__EXCERPTED RECORDS__

Start

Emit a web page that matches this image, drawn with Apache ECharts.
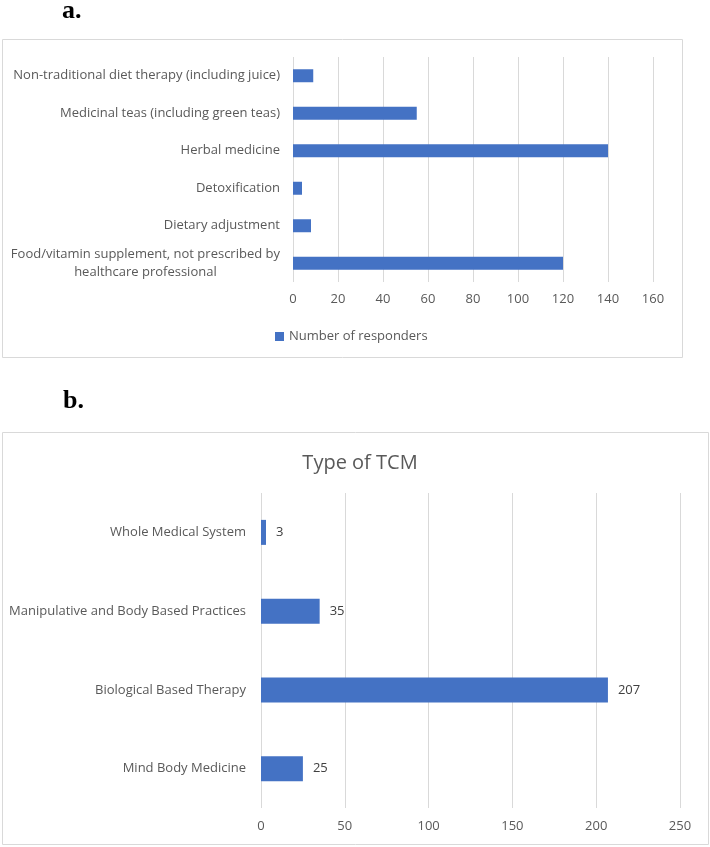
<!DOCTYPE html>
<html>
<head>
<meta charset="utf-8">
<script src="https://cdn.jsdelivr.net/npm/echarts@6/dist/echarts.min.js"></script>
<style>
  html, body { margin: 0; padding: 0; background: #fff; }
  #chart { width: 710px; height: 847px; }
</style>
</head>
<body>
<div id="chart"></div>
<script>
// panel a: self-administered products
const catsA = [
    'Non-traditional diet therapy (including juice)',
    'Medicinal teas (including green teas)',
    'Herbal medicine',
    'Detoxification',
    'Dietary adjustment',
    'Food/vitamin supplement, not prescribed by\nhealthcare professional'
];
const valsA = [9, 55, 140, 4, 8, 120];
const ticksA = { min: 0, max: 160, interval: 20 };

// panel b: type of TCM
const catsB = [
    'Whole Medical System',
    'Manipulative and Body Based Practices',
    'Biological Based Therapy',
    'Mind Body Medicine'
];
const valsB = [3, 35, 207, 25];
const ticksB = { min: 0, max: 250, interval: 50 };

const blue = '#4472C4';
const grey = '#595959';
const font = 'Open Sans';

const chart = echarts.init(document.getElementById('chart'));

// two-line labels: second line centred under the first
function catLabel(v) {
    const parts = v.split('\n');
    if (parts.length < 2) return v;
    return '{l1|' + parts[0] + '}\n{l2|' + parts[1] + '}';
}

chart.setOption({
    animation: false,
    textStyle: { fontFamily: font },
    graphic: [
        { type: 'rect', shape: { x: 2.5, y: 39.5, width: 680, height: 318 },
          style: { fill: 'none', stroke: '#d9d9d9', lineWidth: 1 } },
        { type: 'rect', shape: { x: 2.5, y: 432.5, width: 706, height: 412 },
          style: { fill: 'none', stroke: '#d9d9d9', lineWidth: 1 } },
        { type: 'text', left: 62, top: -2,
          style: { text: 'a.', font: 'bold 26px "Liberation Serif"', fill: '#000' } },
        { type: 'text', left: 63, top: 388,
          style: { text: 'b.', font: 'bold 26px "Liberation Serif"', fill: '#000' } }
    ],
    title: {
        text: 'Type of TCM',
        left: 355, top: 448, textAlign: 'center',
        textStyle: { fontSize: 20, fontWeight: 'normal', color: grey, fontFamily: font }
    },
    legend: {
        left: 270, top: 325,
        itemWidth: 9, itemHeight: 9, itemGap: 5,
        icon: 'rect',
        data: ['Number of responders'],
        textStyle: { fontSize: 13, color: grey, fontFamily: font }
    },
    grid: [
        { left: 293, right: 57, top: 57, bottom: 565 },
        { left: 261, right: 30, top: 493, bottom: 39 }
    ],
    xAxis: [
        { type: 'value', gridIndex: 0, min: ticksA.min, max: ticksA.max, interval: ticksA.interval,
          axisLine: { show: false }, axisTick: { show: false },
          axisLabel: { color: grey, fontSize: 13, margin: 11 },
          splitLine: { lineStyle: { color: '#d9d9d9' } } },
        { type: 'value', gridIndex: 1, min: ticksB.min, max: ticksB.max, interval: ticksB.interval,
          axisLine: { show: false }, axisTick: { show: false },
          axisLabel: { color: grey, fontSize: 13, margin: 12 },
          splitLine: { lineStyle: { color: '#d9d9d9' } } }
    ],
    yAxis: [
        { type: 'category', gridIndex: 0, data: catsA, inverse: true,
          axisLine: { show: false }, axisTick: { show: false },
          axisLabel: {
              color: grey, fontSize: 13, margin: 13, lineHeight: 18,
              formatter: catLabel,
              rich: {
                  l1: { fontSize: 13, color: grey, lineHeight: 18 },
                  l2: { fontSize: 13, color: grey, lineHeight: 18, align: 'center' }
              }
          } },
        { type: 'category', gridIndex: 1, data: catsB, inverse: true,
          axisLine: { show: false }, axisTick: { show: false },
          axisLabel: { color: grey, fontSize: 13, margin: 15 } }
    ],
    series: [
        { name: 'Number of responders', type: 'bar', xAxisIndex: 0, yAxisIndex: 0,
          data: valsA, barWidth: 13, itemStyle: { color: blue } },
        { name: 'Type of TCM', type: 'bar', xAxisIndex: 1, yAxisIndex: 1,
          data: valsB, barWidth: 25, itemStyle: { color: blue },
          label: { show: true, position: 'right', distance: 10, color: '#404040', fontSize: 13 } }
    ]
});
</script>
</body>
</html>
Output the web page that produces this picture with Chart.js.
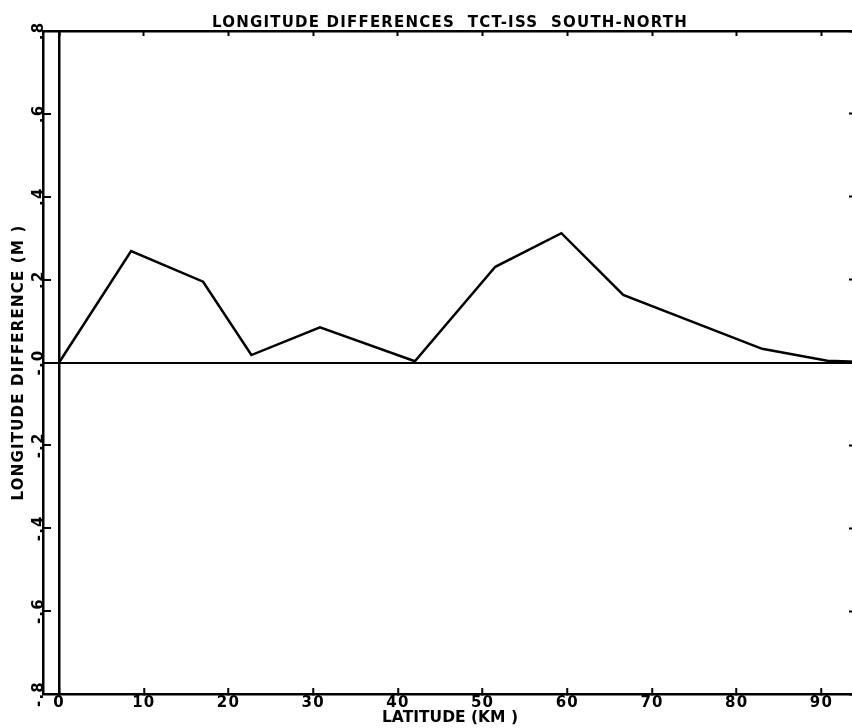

End

__GIVEN PROBLEM__
Every line above should be returned exactly; the pictures stay out.

__RESPONSE BELOW__
Emit a web page that matches this image, drawn with Apache ECharts.
<!DOCTYPE html>
<html>
<head>
<meta charset="utf-8">
<script src="https://cdn.jsdelivr.net/npm/echarts@6/dist/echarts.min.js"></script>
<style>
  html, body { margin: 0; padding: 0; background: #fff; }
  #chart { width: 710px; height: 847px; }
</style>
</head>
<body>
<div id="chart"></div>
<script>
// panel a: self-administered products
const catsA = [
    'Non-traditional diet therapy (including juice)',
    'Medicinal teas (including green teas)',
    'Herbal medicine',
    'Detoxification',
    'Dietary adjustment',
    'Food/vitamin supplement, not prescribed by\nhealthcare professional'
];
const valsA = [9, 55, 140, 4, 8, 120];
const ticksA = { min: 0, max: 160, interval: 20 };

// panel b: type of TCM
const catsB = [
    'Whole Medical System',
    'Manipulative and Body Based Practices',
    'Biological Based Therapy',
    'Mind Body Medicine'
];
const valsB = [3, 35, 207, 25];
const ticksB = { min: 0, max: 250, interval: 50 };

const blue = '#4472C4';
const grey = '#595959';
const font = 'Open Sans';

const chart = echarts.init(document.getElementById('chart'));

// two-line labels: second line centred under the first
function catLabel(v) {
    const parts = v.split('\n');
    if (parts.length < 2) return v;
    return '{l1|' + parts[0] + '}\n{l2|' + parts[1] + '}';
}

chart.setOption({
    animation: false,
    textStyle: { fontFamily: font },
    graphic: [
        { type: 'rect', shape: { x: 2.5, y: 39.5, width: 680, height: 318 },
          style: { fill: 'none', stroke: '#d9d9d9', lineWidth: 1 } },
        { type: 'rect', shape: { x: 2.5, y: 432.5, width: 706, height: 412 },
          style: { fill: 'none', stroke: '#d9d9d9', lineWidth: 1 } },
        { type: 'text', left: 62, top: -2,
          style: { text: 'a.', font: 'bold 26px "Liberation Serif"', fill: '#000' } },
        { type: 'text', left: 63, top: 388,
          style: { text: 'b.', font: 'bold 26px "Liberation Serif"', fill: '#000' } }
    ],
    title: {
        text: 'Type of TCM',
        left: 355, top: 448, textAlign: 'center',
        textStyle: { fontSize: 20, fontWeight: 'normal', color: grey, fontFamily: font }
    },
    legend: {
        left: 270, top: 325,
        itemWidth: 9, itemHeight: 9, itemGap: 5,
        icon: 'rect',
        data: ['Number of responders'],
        textStyle: { fontSize: 13, color: grey, fontFamily: font }
    },
    grid: [
        { left: 293, right: 57, top: 57, bottom: 565 },
        { left: 261, right: 30, top: 493, bottom: 39 }
    ],
    xAxis: [
        { type: 'value', gridIndex: 0, min: ticksA.min, max: ticksA.max, interval: ticksA.interval,
          axisLine: { show: false }, axisTick: { show: false },
          axisLabel: { color: grey, fontSize: 13, margin: 11 },
          splitLine: { lineStyle: { color: '#d9d9d9' } } },
        { type: 'value', gridIndex: 1, min: ticksB.min, max: ticksB.max, interval: ticksB.interval,
          axisLine: { show: false }, axisTick: { show: false },
          axisLabel: { color: grey, fontSize: 13, margin: 12 },
          splitLine: { lineStyle: { color: '#d9d9d9' } } }
    ],
    yAxis: [
        { type: 'category', gridIndex: 0, data: catsA, inverse: true,
          axisLine: { show: false }, axisTick: { show: false },
          axisLabel: {
              color: grey, fontSize: 13, margin: 13, lineHeight: 18,
              formatter: catLabel,
              rich: {
                  l1: { fontSize: 13, color: grey, lineHeight: 18 },
                  l2: { fontSize: 13, color: grey, lineHeight: 18, align: 'center' }
              }
          } },
        { type: 'category', gridIndex: 1, data: catsB, inverse: true,
          axisLine: { show: false }, axisTick: { show: false },
          axisLabel: { color: grey, fontSize: 13, margin: 15 } }
    ],
    series: [
        { name: 'Number of responders', type: 'bar', xAxisIndex: 0, yAxisIndex: 0,
          data: valsA, barWidth: 13, itemStyle: { color: blue } },
        { name: 'Type of TCM', type: 'bar', xAxisIndex: 1, yAxisIndex: 1,
          data: valsB, barWidth: 25, itemStyle: { color: blue },
          label: { show: true, position: 'right', distance: 10, color: '#404040', fontSize: 13 } }
    ]
});
</script>
</body>
</html>
Output the web page that produces this picture with Chart.js.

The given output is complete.